Audience Senior Managers and staff with responsibility for widening participation, access schemes, partnership management, and student support

Session Chair Sarah Davies, Programme Manager, JISC

Presenters

  • Gill Ferrell, Director, JISC infoNet
  • Bill Pollard, Cheadle and Marple Sixth Form College
  • Bill Leivers, Loughborough College
  • Mark Stiles, Head of Learning Development and Innovation

Objectives of the session

This session will highlight some of the ways in which e-learning and joined-up systems can facilitate widening participation and support lifelong learners. 

Institutions face many challenges in making education accessible to key groups of lifelong learners, such as work-based learners, part-time learners. These challenges include helping learners find out about and apply for learning opportunities, and developing and implementing appropriate support, delivery modes and policies. This session considers the ways in which a wide range of institutions, and cross institutional partnerships, have used technology to support lifelong learners - from reducing administrative hurdles to supporting personal and professional devlopment. 

The symposium will draw on the experience of the JISC MLEs for Lifelong Learning programme,  JISC Distributed e-Learning regional pilot projects, the HEFCE-funded lifelong learning networks, and the participants in the HEFCE-funded CAMEL project, which demonstrated what institutions can learn from each other (and from a group of Uruguayan farmers.)

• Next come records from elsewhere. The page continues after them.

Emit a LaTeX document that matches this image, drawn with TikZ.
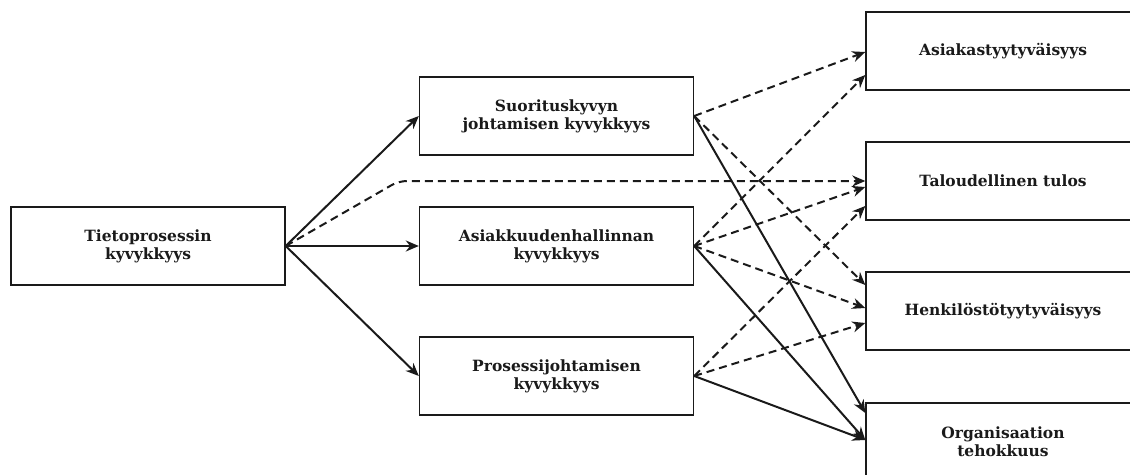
\documentclass[tikz,border=0pt]{standalone}
\usepackage{fontspec}
\setmainfont{DejaVu Serif}
\usepackage{tikz}
\usepackage{xcolor}
\usetikzlibrary{arrows.meta,positioning,calc}
\definecolor{Ink}{HTML}{1A1A1A}

\begin{document}
\begin{tikzpicture}[x=1pt,y=1pt,
    box/.style={draw=Ink, line width=1.4pt, fill=white, minimum width=274pt, minimum height=78pt, align=center, font=\fontsize{15.5}{18}\selectfont\bfseries, text=Ink, inner sep=0pt},
    arr/.style={-{Stealth[length=13pt,width=11pt]}, line width=2pt, draw=Ink},
    darr/.style={arr, dash pattern=on 8pt off 5pt}
  ]
    \useasboundingbox (0,0) rectangle (1130,-474);
    \node[box] (tieto) at (148,-246) {Tietoprosessin\\kyvykkyys};
    \node[box] (suor) at (556.5,-116) {Suorituskyvyn\\johtamisen kyvykkyys};
    \node[box] (asiak) at (556.5,-246) {Asiakkuudenhallinnan\\kyvykkyys};
    \node[box] (proses) at (556.5,-376) {Prosessijohtamisen\\kyvykkyys};
    \node[box] (tyyt) at (1003,-51) {Asiakastyytyväisyys};
    \node[box] (tulos) at (1003,-181) {Taloudellinen tulos};
    \node[box] (henk) at (1003,-311) {Henkilöstötyytyväisyys};
    \node[box] (teho) at (1003,-442) {Organisaation\\tehokkuus};
    \coordinate (kulma) at ([xshift=-20pt]asiak.north west |- tulos.west);
    \draw[arr] (tieto.east) -- (suor.west);
    \draw[arr] (tieto.east) -- (asiak.west);
    \draw[arr] (tieto.east) -- (proses.west);
    \draw[darr, rounded corners=8pt] (tieto.east) -- (kulma) -- (tulos.west);
    \draw[darr] (suor.east) -- ([yshift=-1pt]tyyt.west);
    \draw[darr] (suor.east) -- ([yshift=26pt]henk.west);
    \draw[arr] (suor.east) -- ([yshift=29pt]teho.west);
    \draw[darr] (asiak.east) -- ([yshift=-24pt]tyyt.west);
    \draw[darr] (asiak.east) -- ([yshift=-6pt]tulos.west);
    \draw[darr] (asiak.east) -- ([yshift=3pt]henk.west);
    \draw[arr] (asiak.east) -- ([yshift=2pt]teho.west);
    \draw[darr] (proses.east) -- ([yshift=-25pt]tulos.west);
    \draw[darr] (proses.east) -- ([yshift=-12pt]henk.west);
    \draw[arr] (proses.east) -- ([yshift=2pt]teho.west);
  \end{tikzpicture}
\end{document}
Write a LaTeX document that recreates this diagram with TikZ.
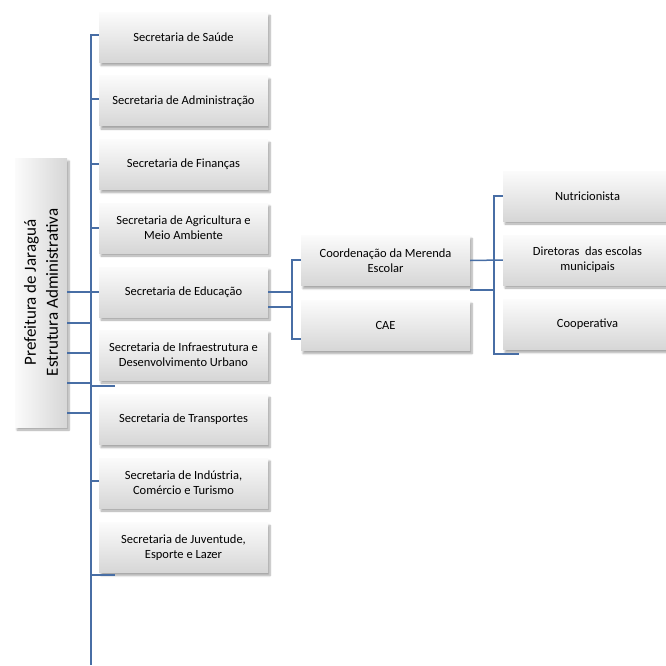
\documentclass[tikz,border=0pt]{standalone}
\usepackage{fontspec}
\setmainfont{Carlito}
\usetikzlibrary{shadows.blur}
\definecolor{lineblue}{RGB}{72,110,165}
\begin{document}
\begin{tikzpicture}[x=1pt,y=-1pt,
  box/.style={minimum width=169pt, minimum height=50pt, top color=gray!3, bottom color=gray!32,
    align=center, inner sep=2pt, font=\fontsize{12.5}{14.8}\selectfont,
    blur shadow={shadow xshift=2pt, shadow yshift=-3pt, shadow blur steps=6, shadow opacity=35}},
  leftbox/.style={minimum width=52pt, minimum height=269pt, left color=gray!3, right color=gray!32,
    blur shadow={shadow xshift=2pt, shadow yshift=-3pt, shadow blur steps=6, shadow opacity=35}},
  conn/.style={draw=lineblue, line width=1.5pt}]
\useasboundingbox (0,0) rectangle (666,666);
% left column
\node[box] (saude) at (183.5,37.5) {Secretaria de Saúde};
\node[box] (adm) at (183.5,101) {Secretaria de Administração};
\node[box] (fin) at (183.5,164.5) {Secretaria de Finanças};
\node[box] (agr) at (183.5,228) {Secretaria de Agricultura e\\Meio Ambiente};
\node[box] (edu) at (183.5,292) {Secretaria de Educação};
\node[box] (inf) at (183.5,355) {Secretaria de Infraestrutura e\\Desenvolvimento Urbano};
\node[box] (tra) at (183.5,419.5) {Secretaria de Transportes};
\node[box] (ind) at (183.5,483) {Secretaria de Indústria,\\Comércio e Turismo};
\node[box] (juv) at (183.5,547.5) {Secretaria de Juventude,\\Esporte e Lazer};
% middle
\node[box] (mer) at (385.5,260.5) {Coordenação da Merenda\\Escolar};
\node[box] (cae) at (385.5,325.5) {CAE};
% right
\node[box] (nut) at (587.5,196) {Nutricionista};
\node[box] (dir) at (587.5,260) {Diretoras\ \ das escolas\\municipais};
\node[box] (coo) at (587.5,324.5) {Cooperativa};
% left node
\node[leftbox] (pref) at (41,292.5) {};
\node[rotate=90, align=center, font=\fontsize{17}{22}\selectfont] (preftext) at (pref.center) {Prefeitura de Jaraguá\\Estrutura Administrativa};
% trunk
\coordinate (tA) at (91,35);
\coordinate (tB) at (91,665);
\draw[conn] (saude.west |- tA) -- (tA) -- (tB);
\draw[conn] (tA |- 0,99) -- (adm.west |- 0,99);
\draw[conn] (tA |- 0,164) -- (fin.west |- 0,164);
\draw[conn] (tA |- 0,228) -- (agr.west |- 0,228);
\draw[conn] (pref.east |- edu.west) -- (edu.west);
\draw[conn] (pref.east |- 0,323) -- (tA |- 0,323);
\draw[conn] (pref.east |- 0,353) -- (tA |- 0,353);
\draw[conn] (pref.east |- 0,383) -- (tA |- 0,383);
\draw[conn] (pref.east |- 0,413) -- (tA |- 0,413);
\draw[conn] (tA |- 0,386) -- (115,386);
\draw[conn] (tA |- 0,481) -- (ind.west |- 0,481);
\draw[conn] (tA |- 0,575) -- (115,575);
% education branch
\coordinate (eA) at (292,260);
\coordinate (eB) at (292,339);
\draw[conn] (edu.east) -- (eA |- edu.east);
\draw[conn] (edu.east |- 0,307) -- (eA |- 0,307);
\draw[conn] (mer.west |- eA) -- (eA) -- (eB) -- (cae.west |- eB);
% merenda branch
\coordinate (mA) at (494,196);
\coordinate (mB) at (494,354);
\draw[conn] (mer.east) -- (dir.west);
\draw[conn] (mer.east |- 0,290) -- (mA |- 0,290);
\draw[conn] (nut.west) -- (mA) -- (mB) -- (519,354);
\end{tikzpicture}
\end{document}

Presentations will highlight issues including the:

  • use of a range of technologies to help learners of all ages develop the skills for reflective, lifelong and flexible learning
  • administrative challenges faced by regional, cross-institutional partnerships aiming to facilitate student progression and widened participation, and some technologies which can help
  • ways in which technology can support the design and delivery of work-based learning

Participants will gain an awareness of the ways that a range of technologies can be used to support learners, especially non-traditional learners, in planning progress, transferring between educational contexts, and accessing higher education, and an understanding of the possibility of applying some of these approaches in their own context.